La lucha feminista y el interés por los asuntos sociales constituyeron otra línea directriz de su filmografía. Lo demostró en películas como Una canta, la otra no (1977), crónica de la emancipación de las mujeres en los setenta; sus documentales sobre los Panteras Negras o sobre el muralismo en Los Ángeles, donde vivió junto a su marido, el director Jacques Demy; o Sin techo ni ley (1985), una vibrante semblanza de una joven sin hogar con la que conquistó el León de Oro en Venecia. Más adelante, Varda se interesó también por el combate ecologista en Los espigadores y la espigadora (2000), crítica al consumismo desaforado de nuestro tiempo con la que defendió el reciclaje y la frugalidad como posible salvación. En Las playas de Agnès (2008), analizó su trayectoria en paralelo a su biografía, demostrando que el cine y el vida eran, para ella, una misma entidad. No por casualidad, su productora, Ciné-Tamaris, regentada por su hija Rosalie, estaba instalada en el mismo callejón que su casa. Allí fue donde acogió, en plenos cincuenta, a Bienvenida, una emigrante española que llegó “con un fardo a cuestas, sin marido y con un bebé”. Le enseñó a revelar y ampliar negativos. Durante años fue su técnica de laboratorio oficial.
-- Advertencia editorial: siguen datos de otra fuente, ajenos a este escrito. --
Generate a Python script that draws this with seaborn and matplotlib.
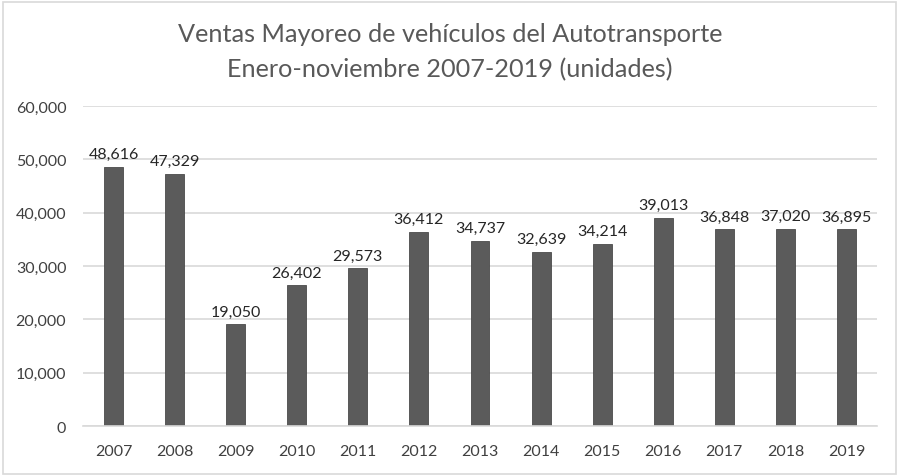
import matplotlib
matplotlib.use("Agg")
import matplotlib.pyplot as plt
import seaborn as sns
import pandas as pd
from matplotlib.patches import Rectangle
from matplotlib.ticker import FuncFormatter

years = ["2007", "2008", "2009", "2010", "2011", "2012", "2013",
         "2014", "2015", "2016", "2017", "2018", "2019"]
units = [48616, 47329, 19050, 26402, 29573, 36412, 34737,
         32639, 34214, 39013, 36848, 37020, 36895]
title_lines = ["Ventas Mayoreo de vehículos del Autotransporte",
               "Enero-noviembre 2007-2019 (unidades)"]

df = pd.DataFrame({"year": years, "units": units})

sns.set_theme(style="white")
plt.rcParams["font.family"] = ["Lato", "DejaVu Sans"]

fig = plt.figure(figsize=(9, 4.77), dpi=100)
ax = fig.add_axes([0.0922, 0.1048, 0.8822, 0.6709])

sns.barplot(data=df, x="year", y="units", color="#5b5b5b", width=0.31,
            edgecolor="#4a4a4a", linewidth=0.6, saturation=1, ax=ax)

ax.set_ylim(0, 60000)
ax.set_xlim(-0.5, len(years) - 0.5)
ax.set_yticks(range(0, 60001, 10000))
ax.yaxis.set_major_formatter(FuncFormatter(lambda v, p: f"{int(v):,}"))
ax.grid(axis="y", color="#d9d9d9", linewidth=1.2)
ax.set_axisbelow(True)
for s in ["top", "right", "left"]:
    ax.spines[s].set_visible(False)
ax.spines["bottom"].set_color("#d9d9d9")
ax.spines["bottom"].set_linewidth(1.2)
ax.tick_params(axis="both", length=0, labelsize=11.5, colors="#404040")
ax.tick_params(axis="x", pad=13)
ax.tick_params(axis="y", pad=12)
ax.set_xlabel("")
ax.set_ylabel("")

ax.bar_label(ax.containers[0], labels=[f"{v:,}" for v in units],
             padding=4, fontsize=11.5, color="#262626")

fig.text(0.5, 0.927, title_lines[0], ha="center", va="center",
         fontsize=18.2, color="#595959")
fig.text(0.5, 0.854, title_lines[1], ha="center", va="center",
         fontsize=18.2, color="#595959")

fig.patches.append(Rectangle((0.003, 0.004), 0.992, 0.99, transform=fig.transFigure,
                             fill=False, edgecolor="#d9d9d9", linewidth=1.2))

fig.savefig("out.png", dpi=100)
A cambio, ella le enseñó a hablar castellano.
Su penúltimo proyecto fue Caras y lugares (2017), radiografía de la Francia profunda y nuevo testimonio de su amor al prójimo, que codirigió con el fotógrafo JR, uno de esos jóvenes que solían rodear a esta mujer eternamente moderna. En cualquier inauguración parisina no costaba reconocerla entre la multitud, pese a su escasa estatura, gracias a su inimitable corte de pelo, un tocado bicolor tan original como todo lo que hacía. Y a una sonrisa indeleble que, muchas veces, resultaba de un exotismo radical en el país que Varda escogió como patria. Aunque ese carácter afable no impedía que fuera implacable y autoritaria en sus rodajes, como demuestran algunas imágenes de archivo. En un momento conmovedor de su última película, la directora pide disculpas a una de sus actrices, Sandrine Bonnaire, por haberla tratado con injusta aspereza treinta años atrás.
Varda fue una personalidad solar, aunque también tuvo sus eclipses. En 2005, su instalación Las viudas de Noirmoutier reflejaba las vidas de mujeres de marineros que hablaban de la soledad y del luto. “Nadie quiere escuchar a las viudas, son una categoría social incómoda”, decía esta directora que siempre estuvo “del lado de los marginados y los forajidos”. En los últimos segundos de metraje, Varda se sentaba frente a la cámara y lloraba desconsolada, destapando sin pudor lo que se escondía detrás de ese disfraz colorista que se hizo a medida. Era una imagen terrible e imborrable, que ni siquiera su muerte conseguirá llevarse.
 Feminista convencida, se sintió particularmente orgullosa de ser la primera directora en recibir el Oscar honorífico de Hollywood.
“Fue una gran directora, una gran autora (...), una mujer que no hizo más que cosas positivas (...) Se ha ido una gran dama del cine. Es una pérdida importante para el cine francés”, reaccionó el director Claude Lelouch al conocer su muerte.